Goal of the exercise: The records below are to be copied word for word, with every picture left out.

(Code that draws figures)
==============================

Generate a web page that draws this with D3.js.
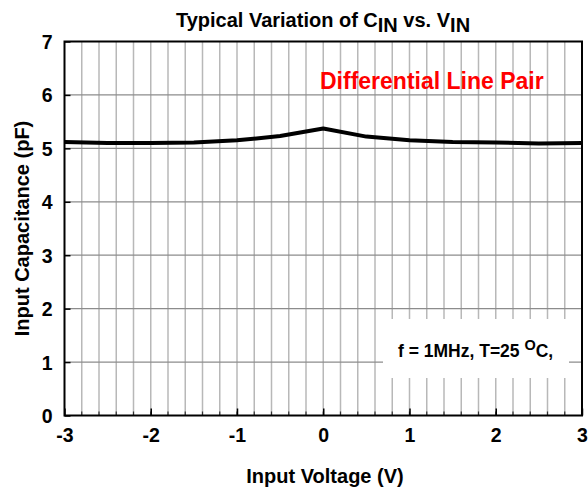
<!DOCTYPE html>
<html><head><meta charset="utf-8">
<script src="https://cdn.jsdelivr.net/npm/d3@7/dist/d3.min.js"></script>
<style>body{margin:0;background:#fff}svg{display:block}text{font-family:"Liberation Sans",Arial,sans-serif;font-weight:bold}</style>
</head><body>
<svg id="c" width="588" height="488"></svg>
<script>
const voltage = [-3, -2.5, -2, -1.5, -1, -0.5, 0, 0.5, 1, 1.5, 2, 2.5, 3];
const capacitance = [5.12, 5.10, 5.10, 5.11, 5.15, 5.23, 5.37, 5.22, 5.15, 5.12, 5.11, 5.09, 5.10];
const xTicks = [-3, -2, -1, 0, 1, 2, 3];
const yTicks = [0, 1, 2, 3, 4, 5, 6, 7];
const xMinor = d3.range(-28, 29, 2).map(d => d / 10);

const svg = d3.select("#c");
const L = 64.5, R = 582, T = 41.5, B = 415.5;
const x = d3.scaleLinear().domain([-3, 3]).range([L, R]);
const y = d3.scaleLinear().domain([0, 7]).range([B, T]);

// grid
svg.append("g").selectAll("line").data(xMinor).join("line")
  .attr("x1", d => x(d)).attr("x2", d => x(d)).attr("y1", T).attr("y2", B)
  .attr("stroke", "#b8b8b8").attr("stroke-width", 1.5);
svg.append("g").selectAll("line").data(yTicks.slice(1, -1)).join("line")
  .attr("y1", d => y(d)).attr("y2", d => y(d)).attr("x1", L).attr("x2", R)
  .attr("stroke", "#8c8c8c").attr("stroke-width", 1.2);

// annotation box background
svg.append("rect").attr("x", 383).attr("y", 319).attr("width", 186).attr("height", 59).attr("fill", "#fff");

// minor ticks on bottom axis
svg.append("g").selectAll("line").data(xMinor).join("line")
  .attr("x1", d => x(d)).attr("x2", d => x(d)).attr("y1", B).attr("y2", B - 4)
  .attr("stroke", "#333").attr("stroke-width", 1.2);

// axes with inward ticks
const fmt = d => String(d);
const xAxis = svg.append("g").attr("transform", `translate(0,${B})`)
  .call(d3.axisBottom(x).tickValues(xTicks).tickSize(-7).tickPadding(13).tickFormat(fmt));
const yAxis = svg.append("g").attr("transform", `translate(${L},0)`)
  .call(d3.axisLeft(y).tickValues(yTicks).tickSize(-6).tickPadding(12).tickFormat(fmt));
[xAxis, yAxis].forEach(a => {
  a.select(".domain").remove();
  a.selectAll(".tick line").attr("stroke", "#000").attr("stroke-width", 1.5);
  a.selectAll("text").attr("font-size", 19.5).attr("fill", "#000")
    .style("font-family", '"Liberation Sans",Arial,sans-serif').style("font-weight", "bold");
});
yAxis.selectAll("text").attr("dy", "0.36em");
xAxis.selectAll("text").attr("dy", "0.71em");

// frame
svg.append("rect").attr("x", L).attr("y", T).attr("width", R - L).attr("height", B - T)
  .attr("fill", "none").attr("stroke", "#000").attr("stroke-width", 2);

// curve
const line = d3.line().x((d, i) => x(voltage[i])).y(d => y(d));
svg.append("path").datum(capacitance).attr("d", line)
  .attr("fill", "none").attr("stroke", "#000").attr("stroke-width", 4).attr("stroke-linejoin", "round");

// title
const title = svg.append("text").attr("x", 323).attr("y", 27).attr("text-anchor", "middle").attr("font-size", 20);
title.append("tspan").text("Typical Variation of C");
title.append("tspan").text("IN").attr("dy", 5);
title.append("tspan").text(" vs. V").attr("dy", -5);
title.append("tspan").text("IN").attr("dy", 5);

// red annotation
svg.append("text").attr("x", 320).attr("y", 89).attr("font-size", 23).attr("fill", "#ff0000")
  .text("Differential Line Pair");

// conditions
const cond = svg.append("text").attr("x", 398).attr("y", 357).attr("font-size", 17.5);
cond.append("tspan").text("f = 1MHz, T=25 ");
cond.append("tspan").text("O").attr("dy", -7).attr("font-size", 14.5);
cond.append("tspan").text("C,").attr("dy", 7);

// axis labels
svg.append("text").attr("x", 325).attr("y", 483).attr("text-anchor", "middle").attr("font-size", 20)
  .text("Input Voltage (V)");
svg.append("text").attr("transform", `translate(29,${(T + B) / 2}) rotate(-90)`).attr("text-anchor", "middle")
  .attr("font-size", 20).text("Input Capacitance (pF)");
</script>
</body></html>
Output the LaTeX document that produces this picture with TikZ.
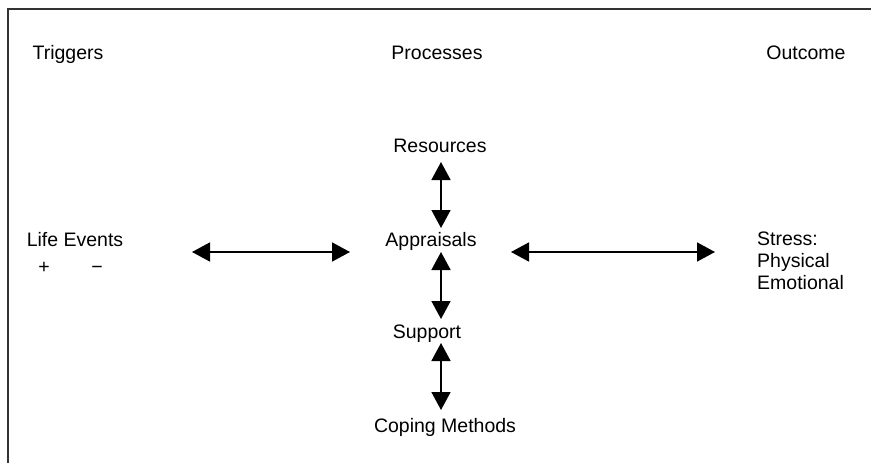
\documentclass[tikz,border=0pt]{standalone}
\usepackage{fontspec}
\setmainfont{Liberation Sans}
\usetikzlibrary{arrows.meta}

\begin{document}
\begin{tikzpicture}[x=1pt, y=-1pt,
    label/.style={inner sep=0pt, font=\fontsize{19.5}{22}\selectfont, anchor=base},
    twoway/.style={line width=1.7pt, {Triangle[length=18pt, width=19pt]}-{Triangle[length=18pt, width=19pt]}},
    frame/.style={line width=1.4pt, draw=black!80}]
  \useasboundingbox (0,0) rectangle (871,463);

  % open frame: top rule and left rule
  \draw[frame] (8,463) -- (8,9) -- (871,9);

  % column headings
  \node[label] (trig) at (68,59) {Triggers};
  \node[label] (proc) at (437,59) {Processes};
  \node[label] (outc) at (806,59) {Outcome};

  % triggers column
  \node[label] (life) at (75,246) {Life Events};
  \node[label] (plus) at (44,273) {+};
  \node[label] (minus) at (97,273) {−};

  % processes column
  \node[label] (res) at (440,152) {Resources};
  \node[label] (app) at (431,246) {Appraisals};
  \node[label] (sup) at (427,338) {Support};
  \node[label] (cop) at (445,432) {Coping Methods};

  % outcome column
  \node[label, anchor=base west] (str) at (757,245) {Stress:};
  \node[label, anchor=base west] (phy) at (757,267) {Physical};
  \node[label, anchor=base west] (emo) at (757,289) {Emotional};

  % arrow end points
  \coordinate (lifeR) at (192,252);
  \coordinate (appL)  at (350,252);
  \coordinate (appR)  at (511,252);
  \coordinate (strL)  at (715,252);
  \coordinate (resS)  at (441,162);
  \coordinate (appN)  at (441,228);
  \coordinate (appS)  at (441,252);
  \coordinate (supN)  at (441,319);
  \coordinate (supS)  at (441,343);
  \coordinate (copN)  at (441,410);

  % two-way links
  \draw[twoway] (lifeR) -- (appL);
  \draw[twoway] (appR) -- (strL);
  \draw[twoway] (resS) -- (appN);
  \draw[twoway] (appS) -- (supN);
  \draw[twoway] (supS) -- (copN);
\end{tikzpicture}
\end{document}
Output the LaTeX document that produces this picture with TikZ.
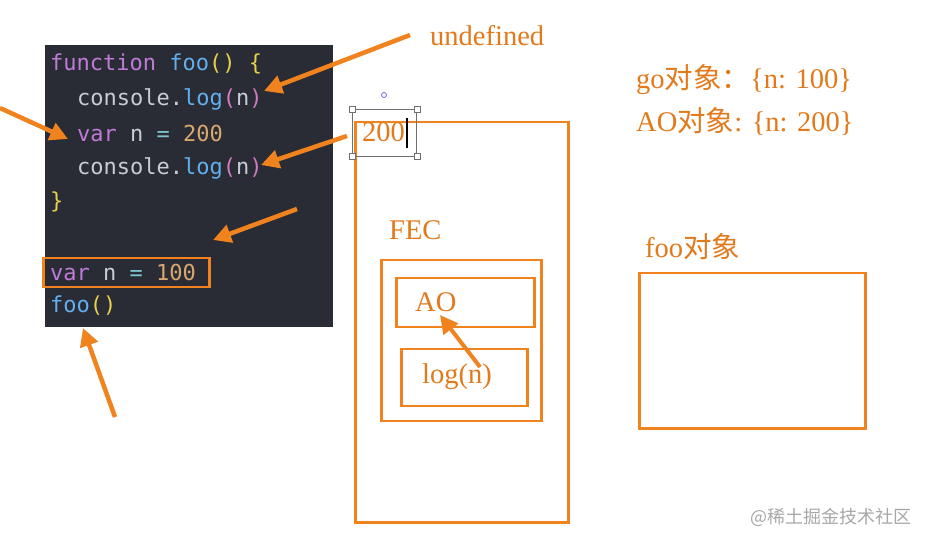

==============================

Finished task:
Generate a web page that draws this with D3.js.
<!DOCTYPE html>
<html><head><meta charset="utf-8">
<script src="https://cdn.jsdelivr.net/npm/d3@7/dist/d3.min.js"></script>
<style>body{margin:0;background:#fff}svg{display:block}text{font-family:"Liberation Sans",Arial,sans-serif;font-weight:bold}</style>
</head><body>
<svg id="c" width="588" height="488"></svg>
<script>
const voltage = [-3, -2.5, -2, -1.5, -1, -0.5, 0, 0.5, 1, 1.5, 2, 2.5, 3];
const capacitance = [5.12, 5.10, 5.10, 5.11, 5.15, 5.23, 5.37, 5.22, 5.15, 5.12, 5.11, 5.09, 5.10];
const xTicks = [-3, -2, -1, 0, 1, 2, 3];
const yTicks = [0, 1, 2, 3, 4, 5, 6, 7];
const xMinor = d3.range(-28, 29, 2).map(d => d / 10);

const svg = d3.select("#c");
const L = 64.5, R = 582, T = 41.5, B = 415.5;
const x = d3.scaleLinear().domain([-3, 3]).range([L, R]);
const y = d3.scaleLinear().domain([0, 7]).range([B, T]);

// grid
svg.append("g").selectAll("line").data(xMinor).join("line")
  .attr("x1", d => x(d)).attr("x2", d => x(d)).attr("y1", T).attr("y2", B)
  .attr("stroke", "#b8b8b8").attr("stroke-width", 1.5);
svg.append("g").selectAll("line").data(yTicks.slice(1, -1)).join("line")
  .attr("y1", d => y(d)).attr("y2", d => y(d)).attr("x1", L).attr("x2", R)
  .attr("stroke", "#8c8c8c").attr("stroke-width", 1.2);

// annotation box background
svg.append("rect").attr("x", 383).attr("y", 319).attr("width", 186).attr("height", 59).attr("fill", "#fff");

// minor ticks on bottom axis
svg.append("g").selectAll("line").data(xMinor).join("line")
  .attr("x1", d => x(d)).attr("x2", d => x(d)).attr("y1", B).attr("y2", B - 4)
  .attr("stroke", "#333").attr("stroke-width", 1.2);

// axes with inward ticks
const fmt = d => String(d);
const xAxis = svg.append("g").attr("transform", `translate(0,${B})`)
  .call(d3.axisBottom(x).tickValues(xTicks).tickSize(-7).tickPadding(13).tickFormat(fmt));
const yAxis = svg.append("g").attr("transform", `translate(${L},0)`)
  .call(d3.axisLeft(y).tickValues(yTicks).tickSize(-6).tickPadding(12).tickFormat(fmt));
[xAxis, yAxis].forEach(a => {
  a.select(".domain").remove();
  a.selectAll(".tick line").attr("stroke", "#000").attr("stroke-width", 1.5);
  a.selectAll("text").attr("font-size", 19.5).attr("fill", "#000")
    .style("font-family", '"Liberation Sans",Arial,sans-serif').style("font-weight", "bold");
});
yAxis.selectAll("text").attr("dy", "0.36em");
xAxis.selectAll("text").attr("dy", "0.71em");

// frame
svg.append("rect").attr("x", L).attr("y", T).attr("width", R - L).attr("height", B - T)
  .attr("fill", "none").attr("stroke", "#000").attr("stroke-width", 2);

// curve
const line = d3.line().x((d, i) => x(voltage[i])).y(d => y(d));
svg.append("path").datum(capacitance).attr("d", line)
  .attr("fill", "none").attr("stroke", "#000").attr("stroke-width", 4).attr("stroke-linejoin", "round");

// title
const title = svg.append("text").attr("x", 323).attr("y", 27).attr("text-anchor", "middle").attr("font-size", 20);
title.append("tspan").text("Typical Variation of C");
title.append("tspan").text("IN").attr("dy", 5);
title.append("tspan").text(" vs. V").attr("dy", -5);
title.append("tspan").text("IN").attr("dy", 5);

// red annotation
svg.append("text").attr("x", 320).attr("y", 89).attr("font-size", 23).attr("fill", "#ff0000")
  .text("Differential Line Pair");

// conditions
const cond = svg.append("text").attr("x", 398).attr("y", 357).attr("font-size", 17.5);
cond.append("tspan").text("f = 1MHz, T=25 ");
cond.append("tspan").text("O").attr("dy", -7).attr("font-size", 14.5);
cond.append("tspan").text("C,").attr("dy", 7);

// axis labels
svg.append("text").attr("x", 325).attr("y", 483).attr("text-anchor", "middle").attr("font-size", 20)
  .text("Input Voltage (V)");
svg.append("text").attr("transform", `translate(29,${(T + B) / 2}) rotate(-90)`).attr("text-anchor", "middle")
  .attr("font-size", 20).text("Input Capacitance (pF)");
</script>
</body></html>
Output the LaTeX document that produces this picture with TikZ.
\documentclass[tikz,border=0pt]{standalone}
\usepackage{fontspec}
\setmainfont{Liberation Sans}
\usetikzlibrary{arrows.meta}

\begin{document}
\begin{tikzpicture}[x=1pt, y=-1pt,
    label/.style={inner sep=0pt, font=\fontsize{19.5}{22}\selectfont, anchor=base},
    twoway/.style={line width=1.7pt, {Triangle[length=18pt, width=19pt]}-{Triangle[length=18pt, width=19pt]}},
    frame/.style={line width=1.4pt, draw=black!80}]
  \useasboundingbox (0,0) rectangle (871,463);

  % open frame: top rule and left rule
  \draw[frame] (8,463) -- (8,9) -- (871,9);

  % column headings
  \node[label] (trig) at (68,59) {Triggers};
  \node[label] (proc) at (437,59) {Processes};
  \node[label] (outc) at (806,59) {Outcome};

  % triggers column
  \node[label] (life) at (75,246) {Life Events};
  \node[label] (plus) at (44,273) {+};
  \node[label] (minus) at (97,273) {−};

  % processes column
  \node[label] (res) at (440,152) {Resources};
  \node[label] (app) at (431,246) {Appraisals};
  \node[label] (sup) at (427,338) {Support};
  \node[label] (cop) at (445,432) {Coping Methods};

  % outcome column
  \node[label, anchor=base west] (str) at (757,245) {Stress:};
  \node[label, anchor=base west] (phy) at (757,267) {Physical};
  \node[label, anchor=base west] (emo) at (757,289) {Emotional};

  % arrow end points
  \coordinate (lifeR) at (192,252);
  \coordinate (appL)  at (350,252);
  \coordinate (appR)  at (511,252);
  \coordinate (strL)  at (715,252);
  \coordinate (resS)  at (441,162);
  \coordinate (appN)  at (441,228);
  \coordinate (appS)  at (441,252);
  \coordinate (supN)  at (441,319);
  \coordinate (supS)  at (441,343);
  \coordinate (copN)  at (441,410);

  % two-way links
  \draw[twoway] (lifeR) -- (appL);
  \draw[twoway] (appR) -- (strL);
  \draw[twoway] (resS) -- (appN);
  \draw[twoway] (appS) -- (supN);
  \draw[twoway] (supS) -- (copN);
\end{tikzpicture}
\end{document}
Output the LaTeX document that produces this picture with TikZ.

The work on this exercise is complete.